STATED EXERCISE:
Write out the listing below without alteration, omitting its pictures.

MATERIAL:
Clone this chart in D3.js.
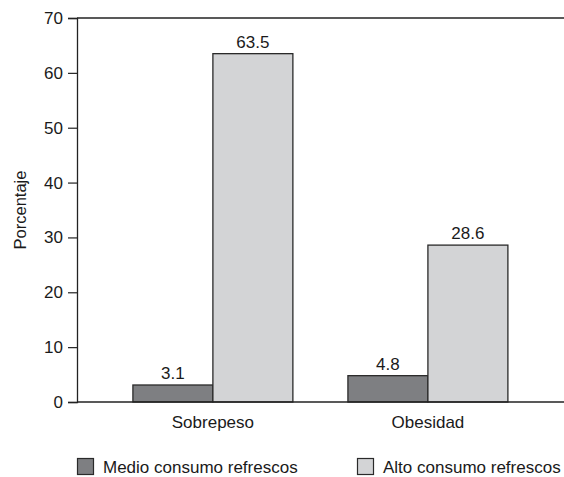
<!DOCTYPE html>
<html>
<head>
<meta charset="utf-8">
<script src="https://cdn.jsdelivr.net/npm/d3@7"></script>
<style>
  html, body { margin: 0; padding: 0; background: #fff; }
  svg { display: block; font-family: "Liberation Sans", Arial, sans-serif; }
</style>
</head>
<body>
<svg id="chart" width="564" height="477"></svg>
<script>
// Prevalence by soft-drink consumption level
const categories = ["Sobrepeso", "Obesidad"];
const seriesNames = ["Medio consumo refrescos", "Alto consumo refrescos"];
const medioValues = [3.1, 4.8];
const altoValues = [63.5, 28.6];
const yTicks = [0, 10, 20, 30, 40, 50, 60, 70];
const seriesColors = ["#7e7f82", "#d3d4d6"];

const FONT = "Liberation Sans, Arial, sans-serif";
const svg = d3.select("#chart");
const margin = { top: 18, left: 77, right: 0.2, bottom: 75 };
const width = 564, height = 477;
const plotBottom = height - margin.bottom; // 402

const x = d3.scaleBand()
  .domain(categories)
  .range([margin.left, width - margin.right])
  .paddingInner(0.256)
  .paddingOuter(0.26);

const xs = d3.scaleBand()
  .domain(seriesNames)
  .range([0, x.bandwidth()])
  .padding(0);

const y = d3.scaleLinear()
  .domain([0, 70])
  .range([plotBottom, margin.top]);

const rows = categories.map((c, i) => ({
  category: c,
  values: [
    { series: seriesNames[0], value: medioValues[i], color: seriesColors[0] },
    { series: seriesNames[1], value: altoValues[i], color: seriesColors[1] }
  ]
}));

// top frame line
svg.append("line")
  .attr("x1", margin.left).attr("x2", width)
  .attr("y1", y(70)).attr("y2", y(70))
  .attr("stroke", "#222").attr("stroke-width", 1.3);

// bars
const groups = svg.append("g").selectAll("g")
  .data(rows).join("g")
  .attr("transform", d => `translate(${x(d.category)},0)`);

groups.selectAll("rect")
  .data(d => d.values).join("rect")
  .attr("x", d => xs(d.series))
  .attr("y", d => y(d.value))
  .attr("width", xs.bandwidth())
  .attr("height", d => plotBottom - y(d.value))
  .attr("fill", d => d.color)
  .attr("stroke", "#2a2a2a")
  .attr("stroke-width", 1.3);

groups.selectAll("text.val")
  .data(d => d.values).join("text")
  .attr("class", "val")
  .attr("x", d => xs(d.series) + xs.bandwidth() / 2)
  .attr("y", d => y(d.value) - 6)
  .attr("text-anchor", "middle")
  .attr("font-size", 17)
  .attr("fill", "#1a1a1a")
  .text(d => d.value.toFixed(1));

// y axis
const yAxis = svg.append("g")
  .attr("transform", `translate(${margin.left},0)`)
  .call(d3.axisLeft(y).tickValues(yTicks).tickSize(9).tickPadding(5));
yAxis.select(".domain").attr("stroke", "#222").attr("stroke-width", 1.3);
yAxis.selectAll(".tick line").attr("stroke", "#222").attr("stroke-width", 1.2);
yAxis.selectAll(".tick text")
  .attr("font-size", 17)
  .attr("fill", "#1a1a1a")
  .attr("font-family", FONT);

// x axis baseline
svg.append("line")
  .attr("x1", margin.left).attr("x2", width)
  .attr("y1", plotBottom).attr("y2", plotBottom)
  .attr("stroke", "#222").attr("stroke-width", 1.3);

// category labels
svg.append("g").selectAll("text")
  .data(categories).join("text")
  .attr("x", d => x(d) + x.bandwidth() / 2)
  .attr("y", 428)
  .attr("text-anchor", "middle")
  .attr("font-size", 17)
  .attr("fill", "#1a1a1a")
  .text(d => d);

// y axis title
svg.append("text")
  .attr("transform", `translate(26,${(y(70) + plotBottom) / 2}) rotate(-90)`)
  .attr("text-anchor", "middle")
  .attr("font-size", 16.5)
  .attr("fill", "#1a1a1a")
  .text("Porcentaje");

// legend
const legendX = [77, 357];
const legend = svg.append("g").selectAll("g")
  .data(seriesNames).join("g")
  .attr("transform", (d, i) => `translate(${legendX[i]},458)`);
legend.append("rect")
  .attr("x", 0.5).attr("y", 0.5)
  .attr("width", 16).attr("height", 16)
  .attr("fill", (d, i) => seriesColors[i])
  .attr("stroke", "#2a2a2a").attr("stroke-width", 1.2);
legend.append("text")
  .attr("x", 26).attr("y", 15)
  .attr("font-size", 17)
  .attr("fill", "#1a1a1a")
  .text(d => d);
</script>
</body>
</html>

FINAL RESULT:
Clone this chart in D3.js.
<!DOCTYPE html>
<html>
<head>
<meta charset="utf-8">
<script src="https://cdn.jsdelivr.net/npm/d3@7"></script>
<style>
  html, body { margin: 0; padding: 0; background: #fff; }
  svg { display: block; font-family: "Liberation Sans", Arial, sans-serif; }
</style>
</head>
<body>
<svg id="chart" width="564" height="477"></svg>
<script>
// Prevalence by soft-drink consumption level
const categories = ["Sobrepeso", "Obesidad"];
const seriesNames = ["Medio consumo refrescos", "Alto consumo refrescos"];
const medioValues = [3.1, 4.8];
const altoValues = [63.5, 28.6];
const yTicks = [0, 10, 20, 30, 40, 50, 60, 70];
const seriesColors = ["#7e7f82", "#d3d4d6"];

const FONT = "Liberation Sans, Arial, sans-serif";
const svg = d3.select("#chart");
const margin = { top: 18, left: 77, right: 0.2, bottom: 75 };
const width = 564, height = 477;
const plotBottom = height - margin.bottom; // 402

const x = d3.scaleBand()
  .domain(categories)
  .range([margin.left, width - margin.right])
  .paddingInner(0.256)
  .paddingOuter(0.26);

const xs = d3.scaleBand()
  .domain(seriesNames)
  .range([0, x.bandwidth()])
  .padding(0);

const y = d3.scaleLinear()
  .domain([0, 70])
  .range([plotBottom, margin.top]);

const rows = categories.map((c, i) => ({
  category: c,
  values: [
    { series: seriesNames[0], value: medioValues[i], color: seriesColors[0] },
    { series: seriesNames[1], value: altoValues[i], color: seriesColors[1] }
  ]
}));

// top frame line
svg.append("line")
  .attr("x1", margin.left).attr("x2", width)
  .attr("y1", y(70)).attr("y2", y(70))
  .attr("stroke", "#222").attr("stroke-width", 1.3);

// bars
const groups = svg.append("g").selectAll("g")
  .data(rows).join("g")
  .attr("transform", d => `translate(${x(d.category)},0)`);

groups.selectAll("rect")
  .data(d => d.values).join("rect")
  .attr("x", d => xs(d.series))
  .attr("y", d => y(d.value))
  .attr("width", xs.bandwidth())
  .attr("height", d => plotBottom - y(d.value))
  .attr("fill", d => d.color)
  .attr("stroke", "#2a2a2a")
  .attr("stroke-width", 1.3);

groups.selectAll("text.val")
  .data(d => d.values).join("text")
  .attr("class", "val")
  .attr("x", d => xs(d.series) + xs.bandwidth() / 2)
  .attr("y", d => y(d.value) - 6)
  .attr("text-anchor", "middle")
  .attr("font-size", 17)
  .attr("fill", "#1a1a1a")
  .text(d => d.value.toFixed(1));

// y axis
const yAxis = svg.append("g")
  .attr("transform", `translate(${margin.left},0)`)
  .call(d3.axisLeft(y).tickValues(yTicks).tickSize(9).tickPadding(5));
yAxis.select(".domain").attr("stroke", "#222").attr("stroke-width", 1.3);
yAxis.selectAll(".tick line").attr("stroke", "#222").attr("stroke-width", 1.2);
yAxis.selectAll(".tick text")
  .attr("font-size", 17)
  .attr("fill", "#1a1a1a")
  .attr("font-family", FONT);

// x axis baseline
svg.append("line")
  .attr("x1", margin.left).attr("x2", width)
  .attr("y1", plotBottom).attr("y2", plotBottom)
  .attr("stroke", "#222").attr("stroke-width", 1.3);

// category labels
svg.append("g").selectAll("text")
  .data(categories).join("text")
  .attr("x", d => x(d) + x.bandwidth() / 2)
  .attr("y", 428)
  .attr("text-anchor", "middle")
  .attr("font-size", 17)
  .attr("fill", "#1a1a1a")
  .text(d => d);

// y axis title
svg.append("text")
  .attr("transform", `translate(26,${(y(70) + plotBottom) / 2}) rotate(-90)`)
  .attr("text-anchor", "middle")
  .attr("font-size", 16.5)
  .attr("fill", "#1a1a1a")
  .text("Porcentaje");

// legend
const legendX = [77, 357];
const legend = svg.append("g").selectAll("g")
  .data(seriesNames).join("g")
  .attr("transform", (d, i) => `translate(${legendX[i]},458)`);
legend.append("rect")
  .attr("x", 0.5).attr("y", 0.5)
  .attr("width", 16).attr("height", 16)
  .attr("fill", (d, i) => seriesColors[i])
  .attr("stroke", "#2a2a2a").attr("stroke-width", 1.2);
legend.append("text")
  .attr("x", 26).attr("y", 15)
  .attr("font-size", 17)
  .attr("fill", "#1a1a1a")
  .text(d => d);
</script>
</body>
</html>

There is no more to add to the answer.